The cost in human suffering as well as the millions of tax dollars Philadelphia has spent fighting the opioid epidemic are just a few of the compelling reasons the city this week rightly joined the growing list of communities suing drug manufacturers for their role in this crisis.

Big Pharma has to help Philadelphia and other communities fight the opioid crisis. (Olivier Le Queinec/Dreamstime/TNS)
Big Pharma has to help Philadelphia and other communities fight the opioid crisis. (Olivier Le Queinec/Dreamstime/TNS)Read moreOlivier Le Queinec / Dreamstime

Philadelphia is buckling under the weight of the opioid crisis. No big city has as many opioid deaths per capita as this city.  About 1,200 Philadelphians died of an drug overdose last year. That was a 30 percent jump over 2016; more are expected in 2018.

The city estimates that 140,000 residents are addicts but only 10 percent of them are in treatment.   Officials worry that more people could become addicts because about a third of the city's adults have been prescribed highly addictive painkillers in the last year, according to the city's health commissioner, Thomas Farley.  Add to that the thousands of addicts from around the region who come to the city to buy drugs and inevitably overdose.

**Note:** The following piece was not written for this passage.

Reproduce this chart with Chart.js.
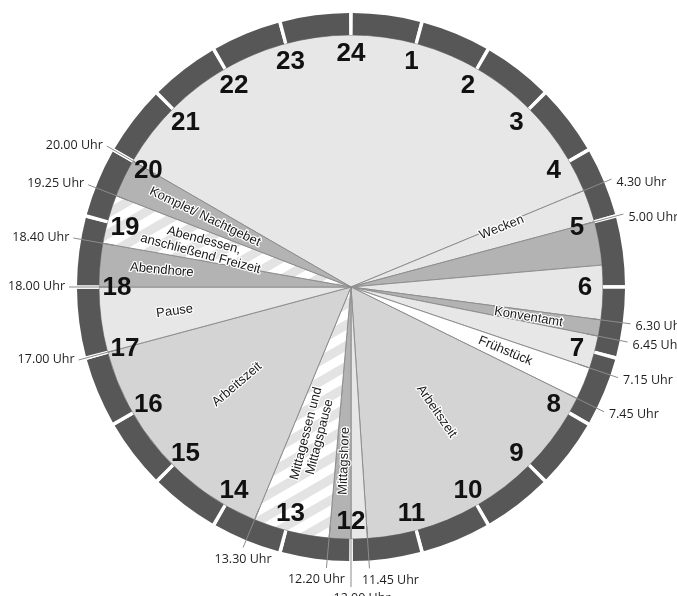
<!DOCTYPE html>
<html>
<head>
<meta charset="utf-8">
<script src="https://cdn.jsdelivr.net/npm/chart.js@4.4.0/dist/chart.umd.min.js"></script>
<style>
    html, body { margin: 0; padding: 0; background: #fff; }
    #wrap { width: 677px; height: 596px; }
</style>
</head>
<body>
<div id="wrap"><canvas id="clockChart"></canvas></div>
<script>
// hour ring, clockwise from the top
const hourLabels = ['24', '1', '2', '3', '4', '5', '6', '7', '8', '9', '10', '11',
                    '12', '13', '14', '15', '16', '17', '18', '19', '20', '21', '22', '23'];

// day schedule, starting with the night at 20.00: start of each block in decimal hours
const blockStarts = [20, 4.5, 5, 5.667, 6.5, 6.75, 7.25, 7.75, 11.75, 12, 12.333, 13.5, 17, 18, 18.667, 19.417];
const blockNames = ['', 'Wecken', '', '', 'Konventamt', '', 'Frühstück', 'Arbeitszeit', '', 'Mittagshore',
                    'Mittagessen und|Mittagspause', 'Arbeitszeit', 'Pause', 'Abendhore',
                    'Abendessen,|anschließend Freizeit', 'Komplet/ Nachtgebet'];
const blockKinds = ['rest', 'rest', 'prayer', 'rest', 'prayer', 'rest', 'meal', 'work', 'rest', 'prayer',
                    'free', 'work', 'rest', 'prayer', 'free', 'prayer'];

// time marks with leader lines
const markTimes = [20, 19.417, 18.667, 18, 17, 13.5, 12.333, 12, 11.75, 4.5, 5, 6.5, 6.75, 7.25, 7.75];
const markTexts = ['20.00 Uhr', '19.25 Uhr', '18.40 Uhr', '18.00 Uhr', '17.00 Uhr', '13.30 Uhr', '12.20 Uhr',
                   '12.00 Uhr', '11.45 Uhr', '4.30 Uhr', '5.00 Uhr', '6.30 Uhr', '6.45 Uhr', '7.15 Uhr', '7.45 Uhr'];

// layout only: where the block names sit (hour, radius) and how time texts hang off their lines
const blockLabelPos = {
    1: [4.56, 162], 4: [6.64, 180], 6: [7.5, 167], 7: [9.7, 151], 9: [12.15, 174],
    10: [12.96, 153], 11: [15.3, 150], 12: [17.48, 178], 13: [18.34, 190], 14: [19.0, 154], 15: [19.71, 162]
};
const markPlace = {
    '13.30 Uhr': ['center', 0, 12], '12.20 Uhr': ['center', -10, 12],
    '12.00 Uhr': ['center', 11, 11], '11.45 Uhr': ['center', 21, 12]
};

const kindColors = { rest: '#e7e7e7', prayer: '#b3b3b3', work: '#d4d4d4', meal: '#ffffff' };

// diagonal stripes for the meal / free time blocks
function stripePattern() {
    const tile = document.createElement('canvas');
    tile.width = 18;
    tile.height = 18;
    const t = tile.getContext('2d');
    t.fillStyle = '#ffffff';
    t.fillRect(0, 0, 18, 18);
    t.fillStyle = '#e3e3e3';
    t.fillRect(0, 0, 18, 9);
    const p = document.createElement('canvas').getContext('2d').createPattern(tile, 'repeat');
    p.setTransform(new DOMMatrix().rotateSelf(-30));
    return p;
}
const stripes = stripePattern();

// block lengths in hours (wrapping past midnight)
const blockDurations = blockStarts.map((s, i) => {
    const next = i + 1 < blockStarts.length ? blockStarts[i + 1] : blockStarts[0];
    return ((next - s) % 24 + 24) % 24;
});
const blockColors = blockKinds.map(k => k === 'free' ? stripes : kindColors[k]);

// outer ring: one dark piece per hour with a small white gap centred on each hour mark
const gapDeg = 0.75;
const ringData = [];
const ringColors = [];
hourLabels.forEach(() => {
    ringData.push(gapDeg / 2, 15 - gapDeg, gapDeg / 2);
    ringColors.push('#ffffff', '#575757', '#ffffff');
});

const clockText = {
    id: 'clockText',
    afterDatasetsDraw(chart) {
        const ctx = chart.ctx;
        const arc = chart.getDatasetMeta(1).data[0];
        const cx = arc.x, cy = arc.y;
        const pt = (h, r) => {
            const a = h / 24 * 2 * Math.PI - Math.PI / 2;
            return [cx + r * Math.cos(a), cy + r * Math.sin(a)];
        };
        ctx.save();

        // leader lines through the ring
        ctx.strokeStyle = '#8b8b8b';
        ctx.lineWidth = 1;
        markTimes.forEach((t, i) => {
            const reach = markTexts[i] === '12.00 Uhr' ? 300 : 282;
            const [x0, y0] = pt(t, 240);
            const [x1, y1] = pt(t, reach);
            ctx.beginPath();
            ctx.moveTo(x0, y0);
            ctx.lineTo(x1, y1);
            ctx.stroke();
        });

        // time texts
        ctx.fillStyle = '#1e1e1e';
        ctx.font = '12.5px "Open Sans"';
        ctx.textBaseline = 'middle';
        markTimes.forEach((t, i) => {
            const txt = markTexts[i];
            const reach = txt === '12.00 Uhr' ? 300 : 282;
            const [x, y] = pt(t, reach);
            if (markPlace[txt]) {
                const [al, dx, dy] = markPlace[txt];
                ctx.textAlign = al;
                ctx.fillText(txt, x + dx, y + dy);
            } else if (t > 12) {
                ctx.textAlign = 'right';
                ctx.fillText(txt, x - 4, y - 1);
            } else {
                ctx.textAlign = 'left';
                ctx.fillText(txt, x + 5, y + 3);
            }
        });

        // block names, written along the radius
        ctx.font = '13px "Liberation Sans", Arial, sans-serif';
        ctx.textAlign = 'center';
        ctx.lineJoin = 'round';
        Object.keys(blockLabelPos).forEach(k => {
            const [h, r] = blockLabelPos[k];
            const [x, y] = pt(h, r);
            const deg = h / 24 * 360;
            const rot = (deg < 180 ? deg - 90 : deg - 270) * Math.PI / 180;
            const lines = blockNames[k].split('|');
            ctx.save();
            ctx.translate(x, y);
            ctx.rotate(rot);
            lines.forEach((line, j) => {
                const ly = (j - (lines.length - 1) / 2) * 14;
                ctx.strokeStyle = '#ffffff';
                ctx.lineWidth = 2.5;
                ctx.strokeText(line, 0, ly);
                ctx.fillStyle = '#1a1a1a';
                ctx.fillText(line, 0, ly);
            });
            ctx.restore();
        });

        // hour numbers
        ctx.font = 'bold 26px "Liberation Sans", Arial, sans-serif';
        ctx.fillStyle = '#111111';
        ctx.textAlign = 'center';
        hourLabels.forEach((lab, i) => {
            const [x, y] = pt(i, 234);
            ctx.fillText(lab, x, y + 1);
        });
        ctx.restore();
    }
};

new Chart(document.getElementById('clockChart'), {
    type: 'doughnut',
    data: {
        labels: blockNames,
        datasets: [{
            data: ringData,
            backgroundColor: ringColors,
            borderWidth: 0,
            weight: 22
        }, {
            data: blockDurations,
            backgroundColor: blockColors,
            borderColor: '#8e8e8e',
            borderWidth: 1,
            weight: 252
        }]
    },
    options: {
        responsive: true,
        maintainAspectRatio: false,
        animation: false,
        events: [],
        cutout: 0,
        radius: 274,
        rotation: blockStarts[0] / 24 * 360,
        layout: { padding: { left: 25, right: 0, top: 0, bottom: 22 } },
        plugins: {
            legend: { display: false },
            tooltip: { enabled: false }
        }
    },
    plugins: [clockText]
});
</script>
</body>
</html>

The city didn't make this mess, and it shouldn't have to clean it up alone.   The cost in human suffering and the millions of tax dollars Philadelphia has spent fighting this epidemic are compelling reasons the city this week rightly joined the growing list of communities suing five drug manufacturers  — including Allergan/Actavis; Cephalon and Teva; Endo; Janssen and Johnson & Johnson; and Purdue — for their roles in the crisis. Very significantly, the city is not just seeking monetary damages but  also is seeking to stop the companies' aggressive marketing of drugs.

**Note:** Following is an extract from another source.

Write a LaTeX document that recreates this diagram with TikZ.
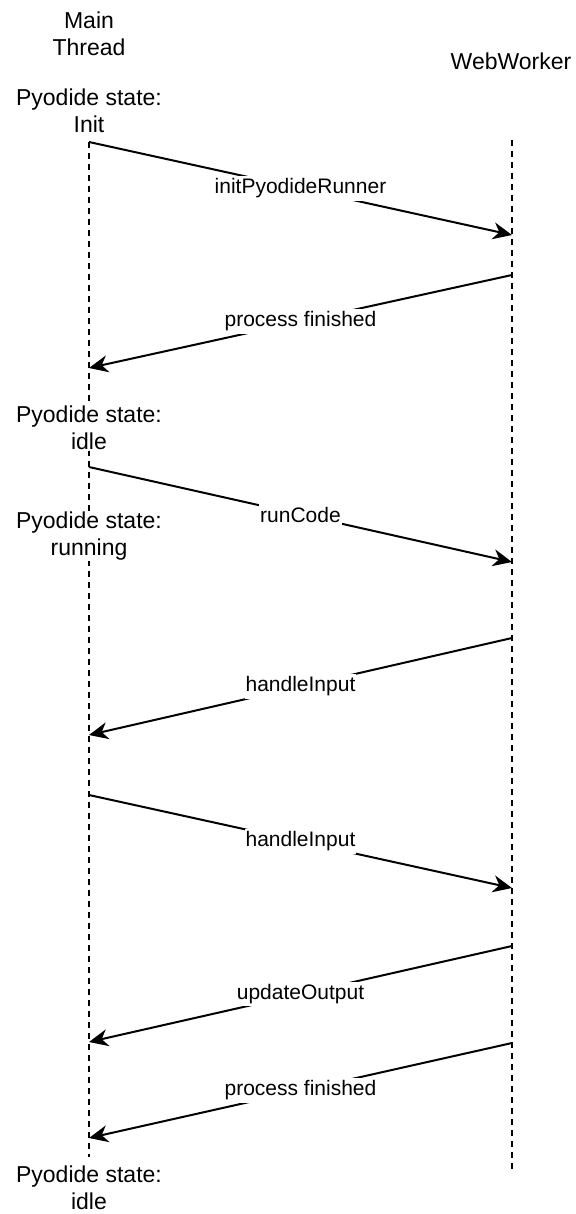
\documentclass[tikz,border=0pt]{standalone}
\usepackage{fontspec}
\setmainfont{Liberation Sans}
\usetikzlibrary{arrows.meta}
\begin{document}
\begin{tikzpicture}[x=1pt,y=-1pt,
  lifeline/.style={line width=1.8pt, dash pattern=on 6pt off 5pt},
  msg/.style={line width=2pt, -{Stealth[length=19pt,width=17pt,inset=6pt]}},
  statelbl/.style={fill=white, inner sep=1pt, align=center, font=\fontsize{23}{26.5}\selectfont},
  headlbl/.style={inner sep=1pt, align=center, font=\fontsize{23}{26.5}\selectfont},
  msglbl/.style={fill=white, inner xsep=1pt, inner ysep=2.5pt, font=\fontsize{21}{24}\selectfont}
]
\useasboundingbox (0,0) rectangle (575,1214);
% lifelines
\coordinate (mtop) at (89,142);
\coordinate (mbot) at (89,1157);
\coordinate (wtop) at (512,140);
\coordinate (wbot) at (512,1172);
\draw[lifeline] (mtop) -- (mbot);
\draw[lifeline] (wtop) -- (wbot);
% headers
\node[headlbl] (main) at (89,34) {Main\\Thread};
\node[headlbl] (worker) at (511,61) {WebWorker};
% states
\node[statelbl] (sinit) at (89,111) {Pyodide state:\\Init};
\node[statelbl] (sidle) at (89,428) {Pyodide state:\\idle};
\node[statelbl] (srun) at (89,536) {Pyodide state:\\running};
\node[statelbl] (sidle2) at (89,1188) {Pyodide state:\\idle};
% message endpoints
\coordinate (a1s) at (89,142);  \coordinate (a1e) at (512,235);
\coordinate (a2s) at (512,275); \coordinate (a2e) at (89,368);
\coordinate (a3s) at (89,467);  \coordinate (a3e) at (512,562);
\coordinate (a4s) at (512,638); \coordinate (a4e) at (89,735);
\coordinate (a5s) at (89,795);  \coordinate (a5e) at (512,888);
\coordinate (a6s) at (512,946); \coordinate (a6e) at (89,1042);
\coordinate (a7s) at (512,1043);\coordinate (a7e) at (89,1138);
% messages
\draw[msg] (a1s) -- node[msglbl] (l1) {initPyodideRunner} (a1e);
\draw[msg] (a2s) -- node[msglbl] (l2) {process finished} (a2e);
\draw[msg] (a3s) -- node[msglbl] (l3) {runCode} (a3e);
\draw[msg] (a4s) -- node[msglbl] (l4) {handleInput} (a4e);
\draw[msg] (a5s) -- node[msglbl] (l5) {handleInput} (a5e);
\draw[msg] (a6s) -- node[msglbl] (l6) {updateOutput} (a6e);
\draw[msg] (a7s) -- node[msglbl] (l7) {process finished} (a7e);
\end{tikzpicture}
\end{document}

This lawsuit may seem long overdue, but consider that this crisis knocked communities off their feet and they are only now getting up and fighting the root causes.

For decades, drug companies used misleading pitches — on the drugs' safety and dosages — to persuade physicians to prescribe painkillers for managing even minor back pain. They downplayed the drugs' addictive properties. Famously, some cited the well-regarded New England Journal of Medicine as proof that opioids weren't dangerous. But the magazine only published a letter to the editor decades ago that said there were few hospital inpatient cases of addiction.  It wasn't a full study or article, which would have required real research, fact-checking and perspective. For the record: Opioids are highly addictive. According to a real study, published by the Centers for Disease Control and Prevention last March, one out of five people prescribed opioids for over 10 days is susceptible to addiction.

This is a deadly problem that starts but is not limited to prescription drugs; when access to those drugs is no longer possible, many turn to street drugs, including heroin.

Communities have put enormous stress on their resources  to deal with the consequences. Philadelphia treats roughly 14,000 addicts a year. There aren't enough ambulances to take dying addicts to hospitals, so Fire Department equipment is used. In just one year, Philadelphia  spent $370,000 to administer naloxone, the life-saving opioid antidote, to 10,000 addicts. The cost of fighting drug-related crimes is up to $40 million a year when factoring in costs for the police,  the district attorney, public defender, the courts and prisons.

Drug companies have to help pay for the problem they played such a major role in creating. They're not alone, of course. The doctors who didn't bother to check out the research and overprescribed these dangerous substances should pay, too. But the victims, their loved ones, and the taxpayers have already paid enough.